Pepkor Weathers Tough South African Market

(Bloomberg) --

Pepkor Holdings Ltd. rose as the South African retailer weathered weak consumer confidence in its home market and its clothing and general merchandise division took market share.

Operating profit at the group’s clothing chains, which include Pep, climbed 3.7% in the year through September, even as high levels of unemployment and low economic growth constrained South African consumer spending, the Cape-Town-based company said Monday.

The stock climbed 2.5% as of 11:47 a.m. in Johannesburg and a close at this level would be the highest in two months.

“You can only sell what you buy and we are still buying for proper growth, so that when things turn we will be there gaining more market share,” Chief Executive Officer Leon Lourens said by phone.

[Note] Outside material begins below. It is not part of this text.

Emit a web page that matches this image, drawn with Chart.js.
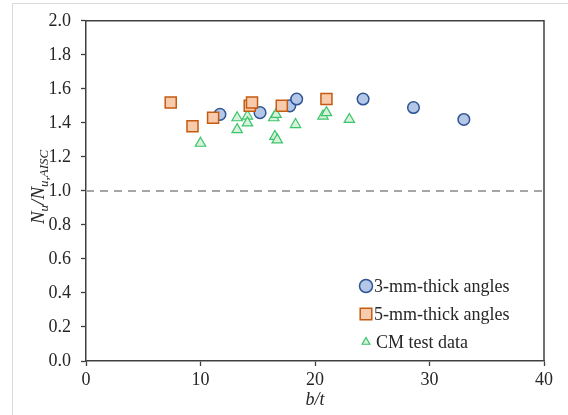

Like other local retailers, the picture in the rest of Africa is tougher and Pepkor counted its Zimbabwe operations as discontinued as it exits that country, which is battling rampant inflation.

Read more about Pepkor’s annual earnings

Earlier this month, Shoprite Holdings Ltd. started a review of supermarket operations outside South Africa and said it would consider exiting certain countries if that would help reverse regional sales declines. Excluding its home market, Africa’s biggest grocer reported a 4.9% fall in third-quarter revenue.

Pepkor, which has operated in the rest Africa since 1995, isn’t planning to pull out of any other countries on the continent, Lourens said. Equally, it doesn’t plan to add to the number of stores beyond its main market, he said.

The company has faced several other challenges since majority owner Steinhoff International Holdings NV was thrown into turmoil almost two years ago because of an accounting scandal.

Pepkor took a 1.2 billion rand ($82 million) impairment on its building-material supplies business in the year. While the unit accounted for 13% of Pepkor’s revenue in the 2018 financial year, its profit plunged in the year through September and no longer warranted the related intangible assets on its balance sheet.

It’s not the first writedown for Pepkor. In May 2018 it took 511 million rand charge for a controversial management-incentive plan that predated its spinoff from Steinhoff in 2017. This cost Pepkor a further 80 million rand this fiscal year.

Read more about Pepkor taking further writedowns

Steinhoff is looking at options for its pan-European discount variety retailer Pepco Group. While Pepkor previously said it would be interested in rejoining with that business, that is looking increasingly unlikely, Lourens said. Steinhoff is said to be considering the sale of about a quarter of Pepco through an initial public offering that could value the European retailer at more than 4 billion euros ($4.4 billion).

Pepkor would be interested in Pepco if it could get a majority stake at a price it could afford, but at this stage “it doesn’t look like that’s going to happen,” said Lourens. He doesn’t see Pepkor buying into a Pepco IPO.